(Records contained in a dataset)
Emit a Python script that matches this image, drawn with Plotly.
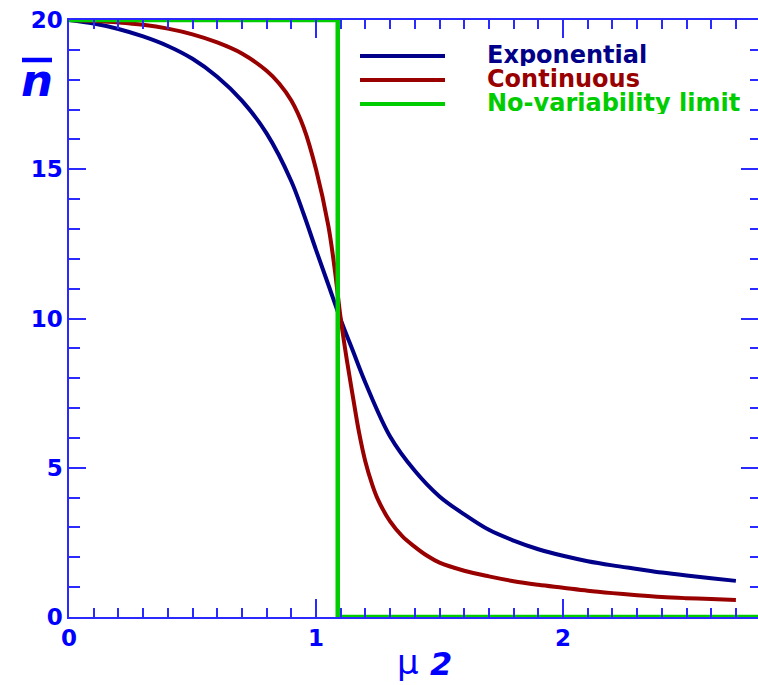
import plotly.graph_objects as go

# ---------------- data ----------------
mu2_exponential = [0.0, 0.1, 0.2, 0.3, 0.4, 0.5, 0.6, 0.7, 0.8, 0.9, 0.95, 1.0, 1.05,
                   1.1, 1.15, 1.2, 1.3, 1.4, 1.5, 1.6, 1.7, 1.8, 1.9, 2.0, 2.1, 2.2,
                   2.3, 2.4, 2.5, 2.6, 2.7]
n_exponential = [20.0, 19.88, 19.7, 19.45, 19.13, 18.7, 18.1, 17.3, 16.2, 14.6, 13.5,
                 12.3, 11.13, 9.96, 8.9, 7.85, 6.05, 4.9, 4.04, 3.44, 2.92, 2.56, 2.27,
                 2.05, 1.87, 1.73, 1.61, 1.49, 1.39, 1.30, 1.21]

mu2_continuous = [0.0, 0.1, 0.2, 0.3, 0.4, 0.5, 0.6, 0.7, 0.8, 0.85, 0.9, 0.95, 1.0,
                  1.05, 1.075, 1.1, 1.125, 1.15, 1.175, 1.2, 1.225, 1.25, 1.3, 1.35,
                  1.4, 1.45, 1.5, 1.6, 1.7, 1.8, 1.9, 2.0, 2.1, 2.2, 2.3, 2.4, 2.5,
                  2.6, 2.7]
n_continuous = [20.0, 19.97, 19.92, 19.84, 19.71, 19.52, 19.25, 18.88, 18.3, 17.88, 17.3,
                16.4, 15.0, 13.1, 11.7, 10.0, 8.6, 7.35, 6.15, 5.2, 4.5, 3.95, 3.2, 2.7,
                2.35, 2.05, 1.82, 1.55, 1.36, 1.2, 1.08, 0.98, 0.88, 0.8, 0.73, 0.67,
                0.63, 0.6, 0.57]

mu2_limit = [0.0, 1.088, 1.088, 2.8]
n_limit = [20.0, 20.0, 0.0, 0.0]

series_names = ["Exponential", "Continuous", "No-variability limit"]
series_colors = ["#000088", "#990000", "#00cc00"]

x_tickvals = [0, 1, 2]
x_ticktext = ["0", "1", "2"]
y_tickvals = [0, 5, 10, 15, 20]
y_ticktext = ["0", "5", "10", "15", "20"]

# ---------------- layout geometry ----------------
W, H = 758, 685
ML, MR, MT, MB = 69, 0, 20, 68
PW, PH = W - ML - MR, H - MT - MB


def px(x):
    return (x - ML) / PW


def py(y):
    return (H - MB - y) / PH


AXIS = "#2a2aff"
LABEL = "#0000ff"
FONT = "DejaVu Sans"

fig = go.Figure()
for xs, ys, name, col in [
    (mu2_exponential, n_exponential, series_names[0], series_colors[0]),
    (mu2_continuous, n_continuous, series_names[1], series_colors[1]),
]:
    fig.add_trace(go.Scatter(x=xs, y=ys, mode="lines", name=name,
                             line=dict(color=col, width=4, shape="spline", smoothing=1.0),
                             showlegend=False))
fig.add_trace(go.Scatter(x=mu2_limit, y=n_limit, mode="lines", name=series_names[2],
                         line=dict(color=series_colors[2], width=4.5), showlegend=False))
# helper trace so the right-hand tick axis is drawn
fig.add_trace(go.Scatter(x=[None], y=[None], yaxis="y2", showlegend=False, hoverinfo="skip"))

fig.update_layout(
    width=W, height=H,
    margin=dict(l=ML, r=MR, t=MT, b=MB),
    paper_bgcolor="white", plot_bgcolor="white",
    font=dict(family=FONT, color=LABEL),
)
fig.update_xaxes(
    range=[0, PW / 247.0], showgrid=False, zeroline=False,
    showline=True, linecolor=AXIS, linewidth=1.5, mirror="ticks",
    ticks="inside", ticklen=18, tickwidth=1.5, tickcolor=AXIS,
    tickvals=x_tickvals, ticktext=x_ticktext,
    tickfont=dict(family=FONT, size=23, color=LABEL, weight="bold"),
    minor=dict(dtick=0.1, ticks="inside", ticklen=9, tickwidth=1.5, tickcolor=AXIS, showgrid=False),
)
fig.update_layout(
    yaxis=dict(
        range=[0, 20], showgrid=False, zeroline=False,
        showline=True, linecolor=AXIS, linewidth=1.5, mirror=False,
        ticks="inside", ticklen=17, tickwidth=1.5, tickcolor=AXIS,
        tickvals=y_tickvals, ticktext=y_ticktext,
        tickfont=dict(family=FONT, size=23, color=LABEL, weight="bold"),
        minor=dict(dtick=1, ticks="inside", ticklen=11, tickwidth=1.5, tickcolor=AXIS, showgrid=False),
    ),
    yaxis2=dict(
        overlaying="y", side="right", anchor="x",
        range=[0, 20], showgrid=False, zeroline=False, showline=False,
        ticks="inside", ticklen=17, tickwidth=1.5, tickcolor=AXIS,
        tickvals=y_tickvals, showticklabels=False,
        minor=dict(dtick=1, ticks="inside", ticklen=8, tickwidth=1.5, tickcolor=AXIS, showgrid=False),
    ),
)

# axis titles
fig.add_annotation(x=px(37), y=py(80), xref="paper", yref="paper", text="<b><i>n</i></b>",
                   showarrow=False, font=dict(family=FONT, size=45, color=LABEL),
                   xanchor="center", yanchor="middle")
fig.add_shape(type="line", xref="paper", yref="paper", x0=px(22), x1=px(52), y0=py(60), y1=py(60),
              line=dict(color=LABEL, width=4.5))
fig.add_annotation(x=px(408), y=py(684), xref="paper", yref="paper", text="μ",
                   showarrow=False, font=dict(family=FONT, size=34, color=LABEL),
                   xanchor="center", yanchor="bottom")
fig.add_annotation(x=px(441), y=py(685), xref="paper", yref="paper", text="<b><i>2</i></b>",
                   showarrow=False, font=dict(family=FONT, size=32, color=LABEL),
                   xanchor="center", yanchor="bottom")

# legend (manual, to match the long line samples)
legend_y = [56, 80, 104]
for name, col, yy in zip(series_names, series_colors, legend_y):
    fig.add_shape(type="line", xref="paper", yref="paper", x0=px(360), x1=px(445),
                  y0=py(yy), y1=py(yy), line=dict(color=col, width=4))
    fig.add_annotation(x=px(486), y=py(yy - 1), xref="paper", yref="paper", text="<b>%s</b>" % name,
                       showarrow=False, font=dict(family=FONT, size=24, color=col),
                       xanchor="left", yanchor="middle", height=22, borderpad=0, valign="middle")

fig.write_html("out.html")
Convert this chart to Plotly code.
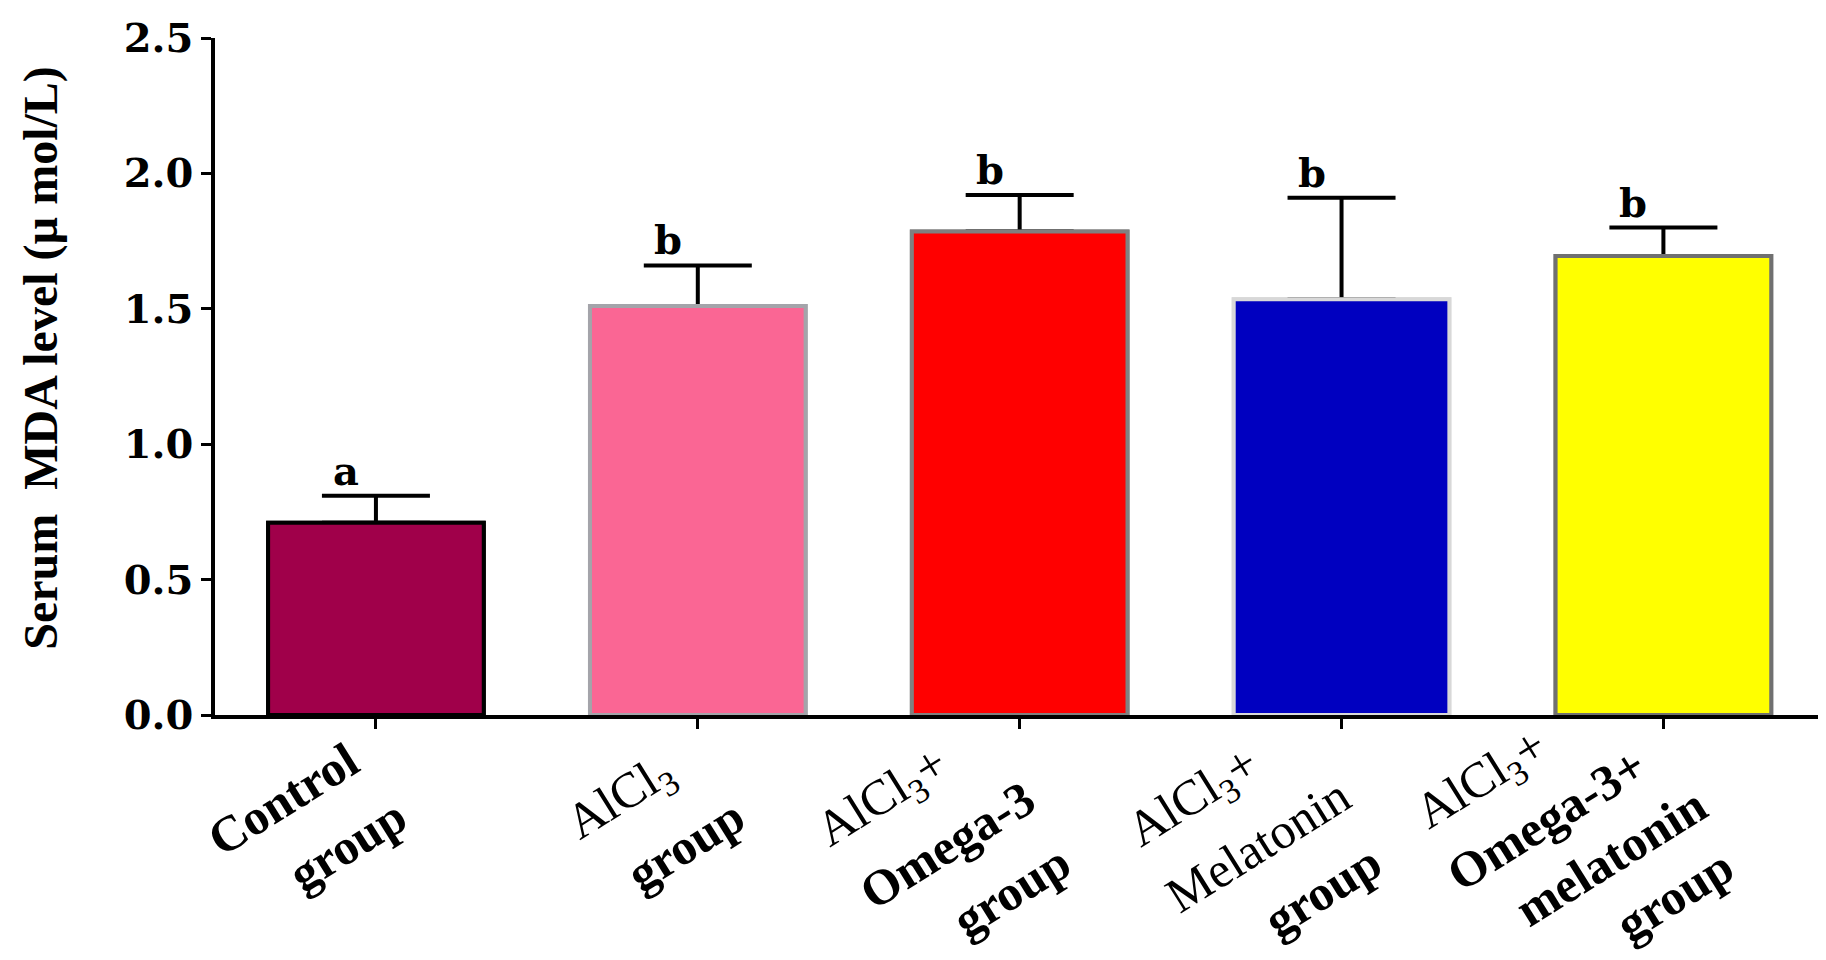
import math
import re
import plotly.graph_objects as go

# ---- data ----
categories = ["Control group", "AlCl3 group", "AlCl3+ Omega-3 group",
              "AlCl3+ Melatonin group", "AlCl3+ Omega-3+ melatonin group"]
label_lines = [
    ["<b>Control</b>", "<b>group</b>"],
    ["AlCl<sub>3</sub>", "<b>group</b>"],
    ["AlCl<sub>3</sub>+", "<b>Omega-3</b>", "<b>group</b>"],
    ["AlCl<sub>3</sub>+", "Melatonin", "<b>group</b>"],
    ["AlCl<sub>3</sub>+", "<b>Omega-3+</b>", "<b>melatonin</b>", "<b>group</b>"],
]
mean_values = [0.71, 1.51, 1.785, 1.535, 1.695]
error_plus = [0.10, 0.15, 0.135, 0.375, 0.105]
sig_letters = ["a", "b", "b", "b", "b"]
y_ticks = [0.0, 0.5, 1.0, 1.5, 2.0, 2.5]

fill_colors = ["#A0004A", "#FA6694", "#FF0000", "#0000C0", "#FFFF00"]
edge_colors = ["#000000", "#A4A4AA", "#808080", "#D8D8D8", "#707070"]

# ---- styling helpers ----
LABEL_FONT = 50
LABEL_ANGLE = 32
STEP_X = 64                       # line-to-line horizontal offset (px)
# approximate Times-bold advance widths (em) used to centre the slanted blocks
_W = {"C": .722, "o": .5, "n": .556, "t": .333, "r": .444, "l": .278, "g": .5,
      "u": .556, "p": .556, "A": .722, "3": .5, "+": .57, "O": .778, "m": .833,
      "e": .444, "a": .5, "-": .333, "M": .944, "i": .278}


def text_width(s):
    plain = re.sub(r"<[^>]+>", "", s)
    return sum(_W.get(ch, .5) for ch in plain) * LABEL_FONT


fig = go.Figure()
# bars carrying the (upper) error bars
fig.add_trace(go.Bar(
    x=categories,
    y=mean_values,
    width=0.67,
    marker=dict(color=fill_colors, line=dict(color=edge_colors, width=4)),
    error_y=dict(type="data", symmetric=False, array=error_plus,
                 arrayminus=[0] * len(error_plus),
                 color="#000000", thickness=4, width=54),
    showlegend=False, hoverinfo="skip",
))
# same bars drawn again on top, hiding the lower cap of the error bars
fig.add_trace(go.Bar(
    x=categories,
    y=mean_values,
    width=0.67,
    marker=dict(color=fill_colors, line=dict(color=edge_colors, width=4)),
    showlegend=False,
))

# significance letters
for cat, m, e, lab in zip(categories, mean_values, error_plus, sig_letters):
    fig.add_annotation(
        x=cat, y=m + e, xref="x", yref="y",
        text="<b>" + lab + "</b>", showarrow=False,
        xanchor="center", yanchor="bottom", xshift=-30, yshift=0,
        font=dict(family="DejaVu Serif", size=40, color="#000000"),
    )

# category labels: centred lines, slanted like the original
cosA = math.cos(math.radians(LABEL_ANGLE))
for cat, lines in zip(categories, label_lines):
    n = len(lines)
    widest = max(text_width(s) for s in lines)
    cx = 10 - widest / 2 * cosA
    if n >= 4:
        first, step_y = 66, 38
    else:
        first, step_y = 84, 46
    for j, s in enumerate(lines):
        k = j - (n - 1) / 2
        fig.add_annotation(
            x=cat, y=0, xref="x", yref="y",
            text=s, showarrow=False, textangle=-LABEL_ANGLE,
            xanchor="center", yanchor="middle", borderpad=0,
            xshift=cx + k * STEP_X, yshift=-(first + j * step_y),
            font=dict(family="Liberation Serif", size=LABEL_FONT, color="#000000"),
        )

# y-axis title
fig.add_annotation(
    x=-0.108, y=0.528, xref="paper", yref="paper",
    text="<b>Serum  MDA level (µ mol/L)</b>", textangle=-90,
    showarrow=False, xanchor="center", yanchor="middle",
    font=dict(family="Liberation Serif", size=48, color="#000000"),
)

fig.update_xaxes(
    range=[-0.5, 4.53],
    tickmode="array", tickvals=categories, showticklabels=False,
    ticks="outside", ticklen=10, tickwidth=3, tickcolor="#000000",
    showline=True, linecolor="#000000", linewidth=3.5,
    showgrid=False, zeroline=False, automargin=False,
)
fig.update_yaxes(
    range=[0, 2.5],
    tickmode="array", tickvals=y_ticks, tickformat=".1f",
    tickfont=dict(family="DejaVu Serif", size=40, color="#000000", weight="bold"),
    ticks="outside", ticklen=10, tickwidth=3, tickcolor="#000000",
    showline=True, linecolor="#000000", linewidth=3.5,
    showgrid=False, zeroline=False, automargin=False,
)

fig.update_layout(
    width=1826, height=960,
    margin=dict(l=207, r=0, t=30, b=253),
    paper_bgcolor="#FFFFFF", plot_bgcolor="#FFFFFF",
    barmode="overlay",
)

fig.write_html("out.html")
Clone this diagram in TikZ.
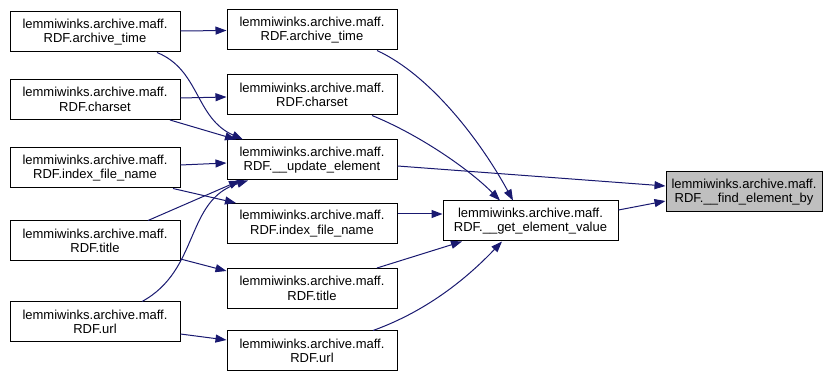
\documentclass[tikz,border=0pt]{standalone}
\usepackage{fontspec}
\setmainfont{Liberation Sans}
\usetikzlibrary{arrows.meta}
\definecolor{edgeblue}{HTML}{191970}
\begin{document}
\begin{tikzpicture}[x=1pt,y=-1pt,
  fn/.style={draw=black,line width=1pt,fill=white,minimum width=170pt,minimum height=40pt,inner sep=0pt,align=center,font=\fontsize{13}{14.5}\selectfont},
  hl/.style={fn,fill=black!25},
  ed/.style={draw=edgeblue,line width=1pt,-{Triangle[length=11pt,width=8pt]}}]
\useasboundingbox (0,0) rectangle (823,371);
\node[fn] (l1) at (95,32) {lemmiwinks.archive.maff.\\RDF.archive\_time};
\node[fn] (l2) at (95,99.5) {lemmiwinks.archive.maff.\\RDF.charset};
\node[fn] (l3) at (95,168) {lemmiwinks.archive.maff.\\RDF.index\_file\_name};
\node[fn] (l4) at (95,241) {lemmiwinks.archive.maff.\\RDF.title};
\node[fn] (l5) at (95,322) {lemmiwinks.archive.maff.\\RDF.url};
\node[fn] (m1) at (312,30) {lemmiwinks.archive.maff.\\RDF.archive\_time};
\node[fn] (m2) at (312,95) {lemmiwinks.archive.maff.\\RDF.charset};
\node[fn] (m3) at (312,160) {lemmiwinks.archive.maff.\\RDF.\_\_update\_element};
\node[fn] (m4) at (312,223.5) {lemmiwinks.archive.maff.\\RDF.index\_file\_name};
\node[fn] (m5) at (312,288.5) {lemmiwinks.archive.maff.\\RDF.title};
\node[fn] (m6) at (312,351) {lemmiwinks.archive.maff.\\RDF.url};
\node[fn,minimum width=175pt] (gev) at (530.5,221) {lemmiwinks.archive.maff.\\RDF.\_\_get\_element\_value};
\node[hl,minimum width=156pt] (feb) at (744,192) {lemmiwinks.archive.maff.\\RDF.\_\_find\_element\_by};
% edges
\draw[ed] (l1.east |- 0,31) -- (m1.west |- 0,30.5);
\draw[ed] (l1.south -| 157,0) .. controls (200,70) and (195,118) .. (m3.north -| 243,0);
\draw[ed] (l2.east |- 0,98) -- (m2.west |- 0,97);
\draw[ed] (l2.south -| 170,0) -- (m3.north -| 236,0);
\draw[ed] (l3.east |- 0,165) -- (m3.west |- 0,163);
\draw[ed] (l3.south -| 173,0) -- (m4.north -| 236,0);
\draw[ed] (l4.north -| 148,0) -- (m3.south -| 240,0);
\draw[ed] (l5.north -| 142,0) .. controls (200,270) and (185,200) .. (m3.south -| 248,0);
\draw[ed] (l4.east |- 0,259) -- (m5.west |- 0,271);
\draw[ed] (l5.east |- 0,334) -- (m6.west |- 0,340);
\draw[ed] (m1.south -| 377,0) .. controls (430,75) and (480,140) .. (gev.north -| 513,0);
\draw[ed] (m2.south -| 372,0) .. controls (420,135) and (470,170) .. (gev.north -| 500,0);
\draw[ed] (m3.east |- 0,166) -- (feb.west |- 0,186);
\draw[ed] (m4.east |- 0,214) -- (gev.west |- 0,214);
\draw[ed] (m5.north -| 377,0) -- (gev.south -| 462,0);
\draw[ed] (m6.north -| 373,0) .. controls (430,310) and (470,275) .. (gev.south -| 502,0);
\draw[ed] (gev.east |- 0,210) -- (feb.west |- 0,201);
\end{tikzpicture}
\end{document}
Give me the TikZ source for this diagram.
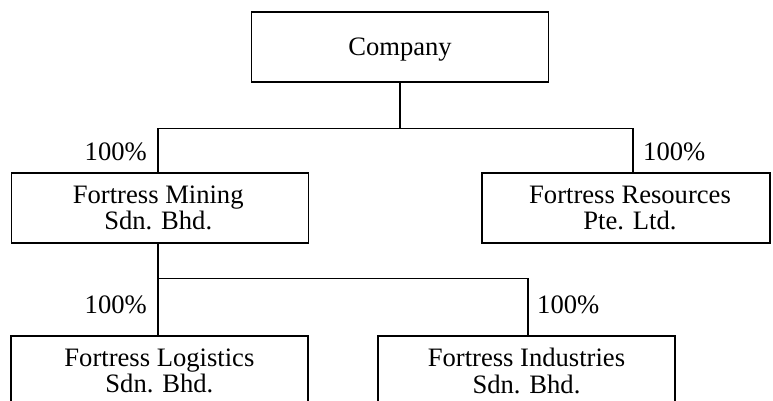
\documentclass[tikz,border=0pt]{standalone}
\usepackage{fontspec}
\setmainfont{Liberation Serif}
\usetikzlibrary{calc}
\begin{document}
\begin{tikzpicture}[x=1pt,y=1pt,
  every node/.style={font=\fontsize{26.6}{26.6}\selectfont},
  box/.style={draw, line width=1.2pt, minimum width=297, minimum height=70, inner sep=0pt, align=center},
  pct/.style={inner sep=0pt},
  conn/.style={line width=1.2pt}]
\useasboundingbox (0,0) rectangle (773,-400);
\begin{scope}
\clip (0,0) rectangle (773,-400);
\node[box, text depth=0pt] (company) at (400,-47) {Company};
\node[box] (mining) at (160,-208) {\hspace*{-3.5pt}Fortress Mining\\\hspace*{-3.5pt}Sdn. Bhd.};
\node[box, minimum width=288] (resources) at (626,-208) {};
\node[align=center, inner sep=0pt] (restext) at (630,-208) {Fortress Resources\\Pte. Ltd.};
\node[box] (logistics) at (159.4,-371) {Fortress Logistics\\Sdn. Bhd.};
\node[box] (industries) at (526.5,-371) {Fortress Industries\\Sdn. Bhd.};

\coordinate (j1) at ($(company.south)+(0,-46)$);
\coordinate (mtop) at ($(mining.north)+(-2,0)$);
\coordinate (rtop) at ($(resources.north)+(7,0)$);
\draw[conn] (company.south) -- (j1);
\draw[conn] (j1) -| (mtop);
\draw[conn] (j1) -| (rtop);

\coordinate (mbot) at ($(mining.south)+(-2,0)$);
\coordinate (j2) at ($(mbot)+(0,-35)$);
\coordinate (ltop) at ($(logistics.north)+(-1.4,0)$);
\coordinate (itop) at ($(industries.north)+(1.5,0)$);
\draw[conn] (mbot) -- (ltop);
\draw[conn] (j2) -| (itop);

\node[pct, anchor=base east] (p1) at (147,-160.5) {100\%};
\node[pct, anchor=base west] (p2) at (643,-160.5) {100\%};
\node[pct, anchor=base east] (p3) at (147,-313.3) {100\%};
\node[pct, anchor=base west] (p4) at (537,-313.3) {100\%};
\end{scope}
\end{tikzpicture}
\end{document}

(Given instruction)
List all lines where "this" occurs.

(Final result)
Emit a Python script that matches this image, drawn with Plotly.
Convert this chart to Plotly code.
Clone this diagram in TikZ.
Give me the TikZ source for this diagram.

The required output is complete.